I have no doubt that the characterization above represents (often untrue) stereotypes which have more to do with personality than LOG.

However, the point IS well-made that statistics alone dictate that there are many, many more MG people applying to colleges than PG ones. Period.

Naturally, the elite institutions should (hypothetically) be much more interested in PG applicants (who have extraordinary potential) rather than MG ones (who have "merely" great potential-- poor choice of words, perhaps, but you all know what I mean there, I hope).

Since there is a perception of scarcity (slots available at top institutions) and value (that a seat at HYPS is very much better than one at Sacramento State), what's a MG student to do?

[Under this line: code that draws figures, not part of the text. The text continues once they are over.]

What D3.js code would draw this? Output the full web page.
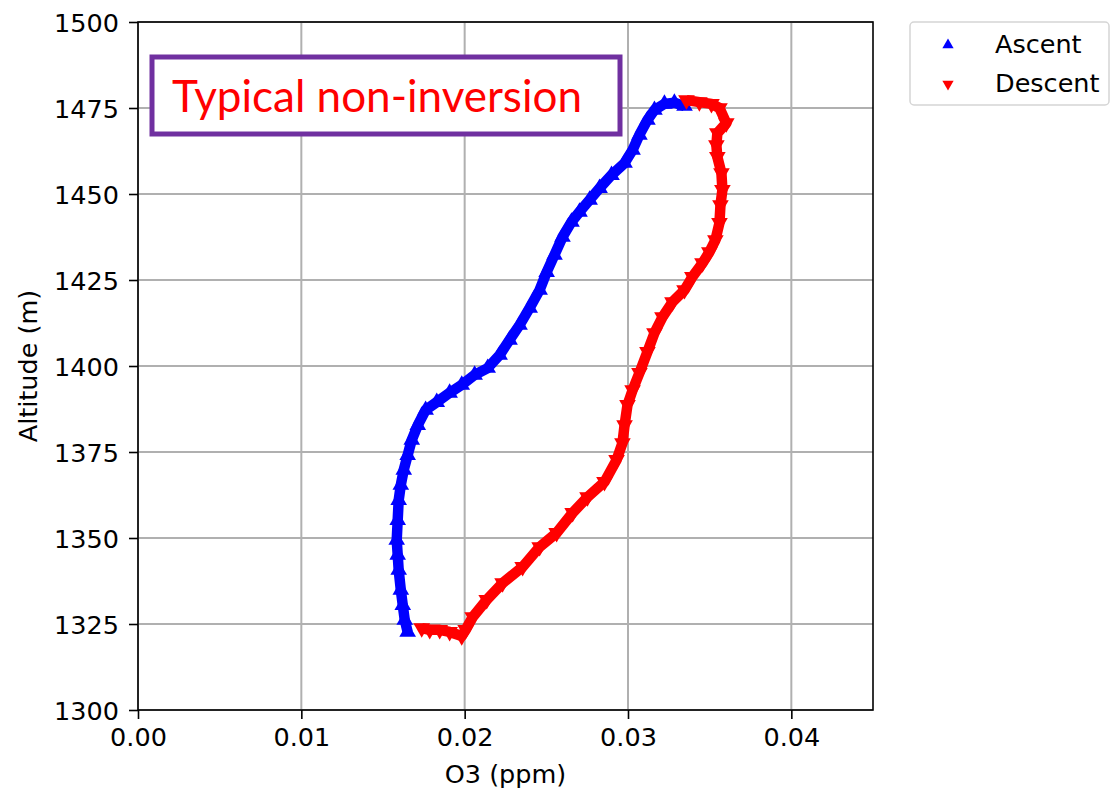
<!DOCTYPE html>
<html>
<head>
<meta charset="utf-8">
<script src="https://cdn.jsdelivr.net/npm/d3@7"></script>
<style>
  body { margin: 0; background: #fff; }
  svg { display: block; font-family: "DejaVu Sans", sans-serif; }
</style>
</head>
<body>
<div id="grafico"></div>
<script>
// subida (ascent) - O3 em ppm, altitude em m
const subidaO3 = [0.01651, 0.01633, 0.01621, 0.01609, 0.01596, 0.0159, 0.01584, 0.0159, 0.01596, 0.01609,
  0.01627, 0.01651, 0.01676, 0.01713, 0.01761, 0.01829, 0.01908, 0.01982, 0.02061, 0.02141,
  0.02214, 0.02275, 0.02336, 0.02398, 0.02459, 0.02502, 0.0255, 0.02599, 0.02654, 0.02703,
  0.02765, 0.02826, 0.02899, 0.02979, 0.03028, 0.0307, 0.03119, 0.03162, 0.03223, 0.03284, 0.03346];
const subidaAlt = [1322.7, 1326.2, 1330.5, 1334.9, 1340.7, 1345.1, 1349.4, 1355.2, 1361.0, 1365.4,
  1369.8, 1374.1, 1378.5, 1382.8, 1387.2, 1389.5, 1392.2, 1394.5, 1397.4, 1399.4,
  1403.2, 1407.6, 1411.9, 1416.9, 1422.1, 1427.3, 1432.3, 1437.5, 1441.9, 1444.8,
  1448.3, 1451.7, 1455.5, 1459.0, 1462.8, 1467.2, 1471.5, 1474.4, 1476.2, 1476.5, 1475.6];

// descida (descent)
const descidaO3 = [0.03358, 0.03437, 0.03511, 0.0356, 0.03602, 0.03547, 0.03541, 0.03547, 0.03572, 0.03578,
  0.03566, 0.0356, 0.03535, 0.03498, 0.03456, 0.03394, 0.03346, 0.03272, 0.03211, 0.03162,
  0.03119, 0.0307, 0.03028, 0.02997, 0.02979, 0.02966, 0.0293, 0.02856, 0.02752, 0.02661,
  0.02563, 0.02459, 0.02355, 0.02232, 0.02135, 0.02049, 0.02006, 0.01982, 0.01908, 0.01847,
  0.01786, 0.01737];
const descidaAlt = [1477.3, 1476.7, 1476.2, 1475.0, 1470.6, 1467.7, 1464.2, 1460.8, 1456.1, 1451.2,
  1446.8, 1441.6, 1436.6, 1433.1, 1429.9, 1425.9, 1422.1, 1418.6, 1414.2, 1409.6,
  1404.1, 1398.0, 1393.0, 1388.7, 1382.8, 1377.6, 1372.7, 1366.3, 1361.9, 1357.3,
  1351.5, 1347.4, 1341.6, 1336.9, 1332.0, 1327.0, 1323.3, 1321.5, 1322.7, 1323.3,
  1323.3, 1323.8];

const ticksX = [0.00, 0.01, 0.02, 0.03, 0.04];
const ticksY = [1300, 1325, 1350, 1375, 1400, 1425, 1450, 1475, 1500];
const legendaNomes = ["Ascent", "Descent"];
const legendaCores = ["#0000ff", "#ff0000"];
const anotacao = "Typical non-inversion";

const largura = 1114, altura = 790;
const margem = { left: 138, top: 22, right: 241, bottom: 80 };
const plotW = largura - margem.left - margem.right;
const plotH = altura - margem.top - margem.bottom;
const fonte = "25.5px";

const svg = d3.select("#grafico")
  .append("svg")
  .attr("width", largura)
  .attr("height", altura);

const x = d3.scaleLinear().domain([0, 0.045]).range([0, plotW]);
const y = d3.scaleLinear().domain([1300, 1500]).range([plotH, 0]);

const g = svg.append("g").attr("transform", `translate(${margem.left},${margem.top})`);

// grade
g.selectAll("line.gx")
  .data(ticksX)
  .enter()
  .append("line")
  .attr("class", "gx")
  .attr("x1", d => x(d)).attr("x2", d => x(d))
  .attr("y1", 0).attr("y2", plotH)
  .attr("stroke", "#b0b0b0")
  .attr("stroke-width", 2);

g.selectAll("line.gy")
  .data(ticksY)
  .enter()
  .append("line")
  .attr("class", "gy")
  .attr("x1", 0).attr("x2", plotW)
  .attr("y1", d => y(d)).attr("y2", d => y(d))
  .attr("stroke", "#b0b0b0")
  .attr("stroke-width", 2);

// eixos
const eixoX = g.append("g")
  .attr("transform", `translate(0,${plotH})`)
  .call(d3.axisBottom(x).tickValues(ticksX).tickFormat(d3.format(".2f")).tickSize(9).tickPadding(9));
const eixoY = g.append("g")
  .call(d3.axisLeft(y).tickValues(ticksY).tickFormat(d3.format("d")).tickSize(9).tickPadding(10));

[eixoX, eixoY].forEach(e => {
  e.select(".domain").remove();
  e.selectAll("line").attr("stroke", "#000").attr("stroke-width", 1.6);
  e.selectAll("text")
    .attr("font-family", "DejaVu Sans, sans-serif")
    .attr("font-size", fonte)
    .attr("fill", "#000");
});
eixoY.selectAll("text").attr("dy", "0.36em");

g.append("rect")
  .attr("width", plotW)
  .attr("height", plotH)
  .attr("fill", "none")
  .attr("stroke", "#000")
  .attr("stroke-width", 1.6);

// séries
function desenharSerie(o3, alt, cor, rot) {
  const pontos = o3.map((v, i) => [v, alt[i]]);
  const linha = d3.line().x(d => x(d[0])).y(d => y(d[1]));
  g.append("path")
    .datum(pontos)
    .attr("d", linha)
    .attr("fill", "none")
    .attr("stroke", cor)
    .attr("stroke-width", 10.5)
    .attr("stroke-linejoin", "round");
  g.selectAll(null)
    .data(pontos)
    .enter()
    .append("path")
    .attr("d", d3.symbol().type(d3.symbolTriangle).size(120))
    .attr("transform", d => `translate(${x(d[0])},${y(d[1])}) rotate(${rot})`)
    .attr("fill", cor);
}

desenharSerie(subidaO3, subidaAlt, legendaCores[0], 0);
desenharSerie(descidaO3, descidaAlt, legendaCores[1], 180);

// caixa de anotação
svg.append("rect")
  .attr("x", 152).attr("y", 57)
  .attr("width", 468).attr("height", 77)
  .attr("fill", "#fff")
  .attr("stroke", "#7030a0")
  .attr("stroke-width", 5);
svg.append("text")
  .attr("x", 172).attr("y", 112)
  .attr("font-family", "Lato, 'Open Sans', sans-serif")
  .attr("font-size", "44px")
  .attr("fill", "#ff0000")
  .text(anotacao);

// legenda
const leg = svg.append("g").attr("transform", "translate(910,22)");
leg.append("rect")
  .attr("x", 0).attr("y", 0)
  .attr("width", 199).attr("height", 83)
  .attr("rx", 4)
  .attr("fill", "#fff")
  .attr("stroke", "#d5d5d5")
  .attr("stroke-width", 1.5);
legendaNomes.forEach((nome, i) => {
  leg.append("path")
    .attr("d", d3.symbol().type(d3.symbolTriangle).size(55))
    .attr("transform", `translate(38,${23 + i * 39}) rotate(${i === 0 ? 0 : 180})`)
    .attr("fill", legendaCores[i]);
  leg.append("text")
    .attr("x", 85).attr("y", 22 + i * 39)
    .attr("dy", "0.36em")
    .attr("font-size", fonte)
    .attr("fill", "#000")
    .text(nome);
});

// rótulos dos eixos
svg.append("text")
  .attr("x", margem.left + plotW / 2)
  .attr("y", 783)
  .attr("text-anchor", "middle")
  .attr("font-size", fonte)
  .text("O3 (ppm)");
svg.append("text")
  .attr("transform", `translate(37,${margem.top + plotH / 2}) rotate(-90)`)
  .attr("text-anchor", "middle")
  .attr("font-size", fonte)
  .text("Altitude (m)");
</script>
</body>
</html>
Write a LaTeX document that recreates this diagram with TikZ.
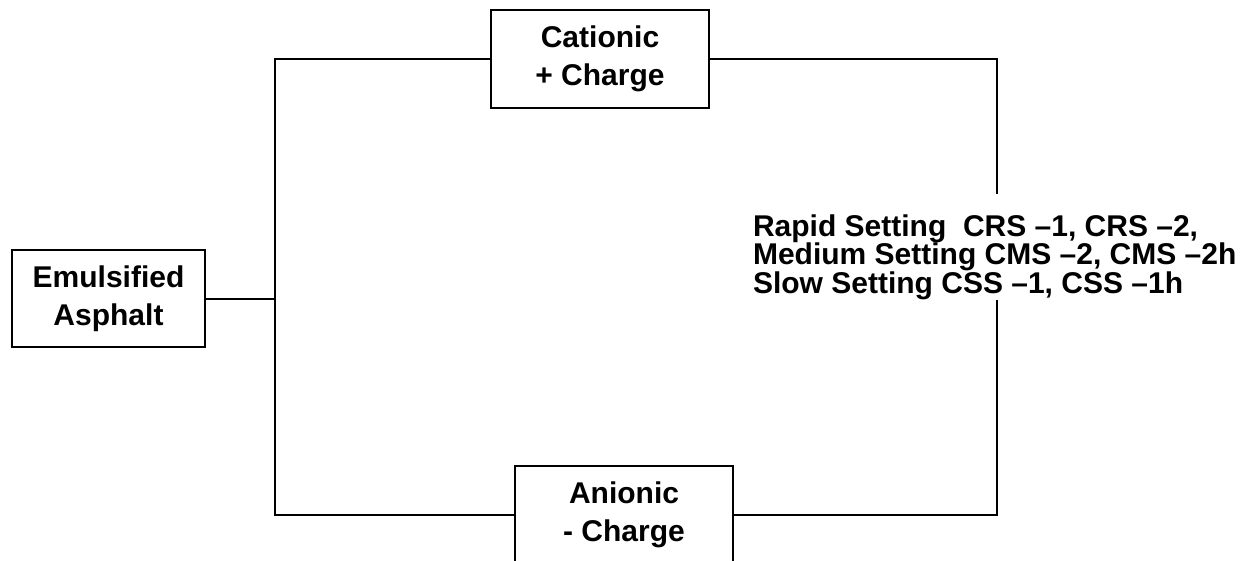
\documentclass[tikz,border=0pt]{standalone}
\usepackage{fontspec}
\setmainfont{Liberation Sans}
\usepackage{tikz}
\usetikzlibrary{positioning}
\usetikzlibrary{calc}
\tikzset{
  emnode/.style = {align=center, inner sep=0pt, text centered, draw=black,
    line width=2pt, font=\fontsize{30}{38}\selectfont\bfseries},
  em_box/.style = {emnode, rectangle, minimum width=193pt, minimum height=97pt},% emulsion
  ch_box/.style = {emnode, rectangle, minimum width=218pt, minimum height=98pt},% charge
  gradetext/.style = {align=left, inner sep=0pt, anchor=west,
    font=\fontsize{30}{28.5}\selectfont\bfseries}
}

\begin{document}
\begin{tikzpicture}[x=1pt,y=-1pt,line width=2pt]
\useasboundingbox (0,0) rectangle (1241,561);
\node [em_box] (emul) at (108.5,298.5) {Emulsified\\Asphalt};
\node [ch_box] (cat) at (600,59) {Cationic\\+ Charge};
\node [ch_box] (an) at (624,515) {Anionic\\- Charge};
\node [gradetext] (grades) at (752,257) {Rapid Setting\ \ CRS \textendash1, CRS \textendash2,\\
  Medium Setting CMS \textendash2, CMS \textendash2h\\
  Slow Setting CSS \textendash1, CSS \textendash1h};

\coordinate (junc) at (275,298.5);
\coordinate (gaptop) at (997,194);
\coordinate (gapbot) at (997,300);

\draw (emul.east) -- (junc);
\draw (junc) |- (cat.west);
\draw (junc) |- (an.west);
\draw (cat.east) -| (gaptop);
\draw (gapbot) |- (an.east);
%\draw[dashed] (grades.north west) rectangle (grades.south east);
\end{tikzpicture}
\end{document}
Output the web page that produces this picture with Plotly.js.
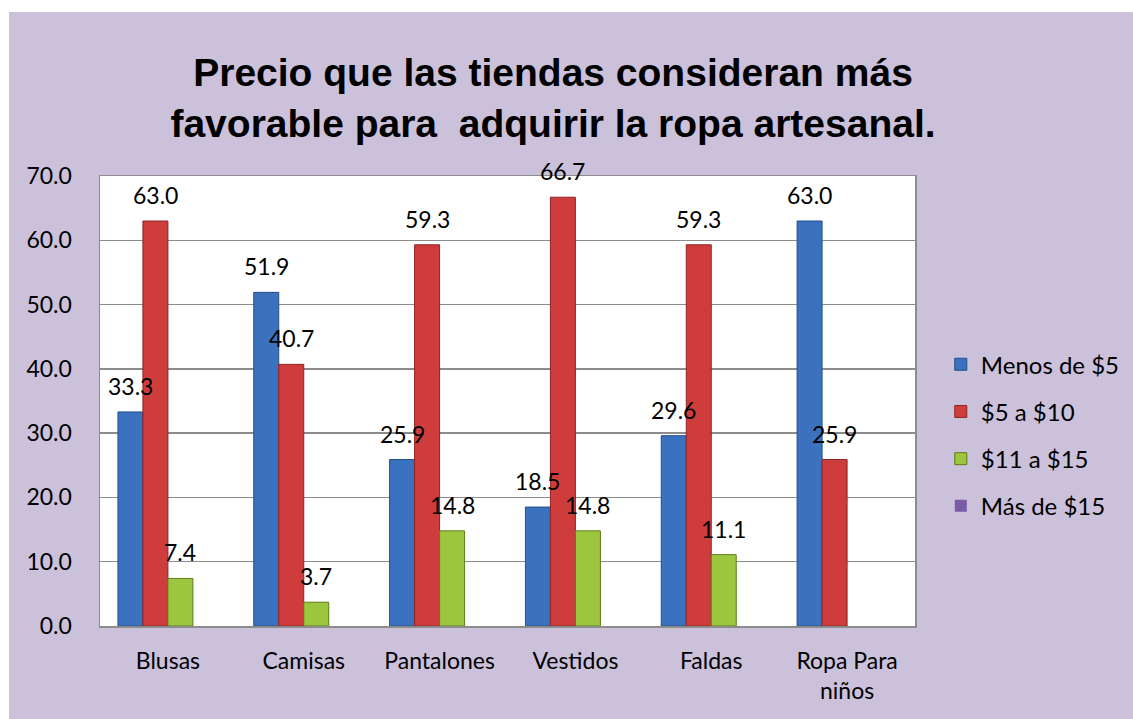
<!DOCTYPE html>
<html>
<head>
<meta charset="utf-8">
<script src="https://cdn.plot.ly/plotly-3.0.1.min.js"></script>
<style>
html,body{margin:0;padding:0;background:#ffffff;}
#chart{position:absolute;left:9px;top:12px;width:1124px;height:707px;}
</style>
</head>
<body>
<div id="chart"></div>
<script>
const categories = ["Blusas", "Camisas", "Pantalones", "Vestidos", "Faldas", "Ropa Para<br>niños"];
const seriesNames = ["Menos de $5", "$5 a $10", "$11 a $15", "Más de $15"];
const menos5 = [33.3, 51.9, 25.9, 18.5, 29.6, 63.0];
const de5a10 = [63.0, 40.7, 59.3, 66.7, 59.3, 25.9];
const de11a15 = [7.4, 3.7, 14.8, 14.8, 11.1, 0];
const mas15 = [0, 0, 0, 0, 0, 0];
const yTicks = [0, 10, 20, 30, 40, 50, 60, 70];

const seriesValues = [menos5, de5a10, de11a15, mas15];
const colors = ["#3A72BF", "#CF3C3C", "#9CC63E", "#7A5CA6"];
const edge = ["#234E87", "#8E2424", "#5E7D1E", "#4C3870"];

const W = 1124, H = 707;
const margin = {l: 91, r: 218, t: 164, b: 93};
const bargap = 0.264;
const plotW = W - margin.l - margin.r;
const catW = plotW / categories.length;
const barW = catW * (1 - bargap) / seriesValues.length;

const font = "Lato, 'Open Sans', sans-serif";

const traces = seriesValues.map((vals, i) => ({
  type: "bar",
  name: seriesNames[i],
  x: categories,
  y: vals,
  marker: {color: colors[i], line: {color: edge[i], width: vals.map(v => v > 0 ? 1 : 0)}},
  legendgroup: "g" + i,
  hoverinfo: "x+y+name"
}));

const annotations = [];
seriesValues.forEach((vals, i) => {
  const off = (i - (seriesValues.length - 1) / 2) * barW;
  vals.forEach((v, j) => {
    if (v > 0) {
      annotations.push({
        x: categories[j], y: v, xref: "x", yref: "y",
        text: v.toFixed(1), showarrow: false,
        xanchor: "center", yanchor: "middle",
        xshift: off, yshift: 26,
        font: {family: font, size: 23, color: "#000000"}
      });
    }
  });
});

const layout = {
  width: W, height: H,
  paper_bgcolor: "#CBC1DB",
  plot_bgcolor: "#FFFFFF",
  margin: margin,
  barmode: "group",
  bargap: bargap,
  bargroupgap: 0,
  title: {
    text: "<b>Precio que las tiendas consideran más<br>favorable para  adquirir la ropa artesanal.</b>",
    x: 0.484, xref: "container", xanchor: "center",
    y: 0.895, yref: "container", yanchor: "top",
    font: {family: "'Liberation Sans', Arial, sans-serif", size: 39, color: "#000000"}
  },
  xaxis: {
    tickfont: {family: font, size: 23, color: "#000000"},
    showline: true, linecolor: "#8C8C8C", linewidth: 1.5,
    mirror: true, ticks: "", showgrid: false,
    ticklabelstandoff: 14
  },
  yaxis: {
    range: [0, 70],
    tickvals: yTicks,
    tickformat: ".1f",
    tickfont: {family: font, size: 23, color: "#000000"},
    showgrid: true, gridcolor: "#8C8C8C", gridwidth: 1.5,
    showline: true, linecolor: "#8C8C8C", linewidth: 1.5, mirror: true,
    ticks: "", ticklen: 0, zeroline: false,
    ticklabelstandoff: 22,
    automargin: false
  },
  showlegend: true,
  legend: {
    xref: "container", yref: "container",
    x: 0.829, xanchor: "left", y: 0.533, yanchor: "top",
    font: {family: font, size: 24, color: "#000000"},
    bgcolor: "rgba(0,0,0,0)",
    traceorder: "grouped",
    tracegroupgap: 13,
    itemwidth: 30
  },
  annotations: annotations
};

Plotly.newPlot("chart", traces, layout, {displayModeBar: false, staticPlot: true});
</script>
</body>
</html>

That's right-- work hard enough to at least appear plausibly HG+ on paper, and therefore... more RARE... and desirable.

Truly EG/PG students, I think, are not really the ones suffering for this development. I think it is MG students, for whom the bar of "acceptable" has been moved into HG performance territory, causing them and their parents anxiety and terror.

As someone else noted above-- it's not the students in the top whatever-it-is percent (locally, I'd estimate top 2%) who are panicking and running like caffeinated hamsters for all of high school-- it's the top 8-10% who are.

Of course, as I've stated before, the only (selfish) objection that I have to that is probably blatantly elitist on the face of it-- I don't think that the kids in the top 10%ile belong in some of the coursework that my kid (top percentile) belongs in and NEEDS-- and putting them there just means that my kid gets LESS of what she needs, because what she needs is incompatible with what the top tenth is capable of doing.





Schrödinger's cat walks into a bar. And doesn't.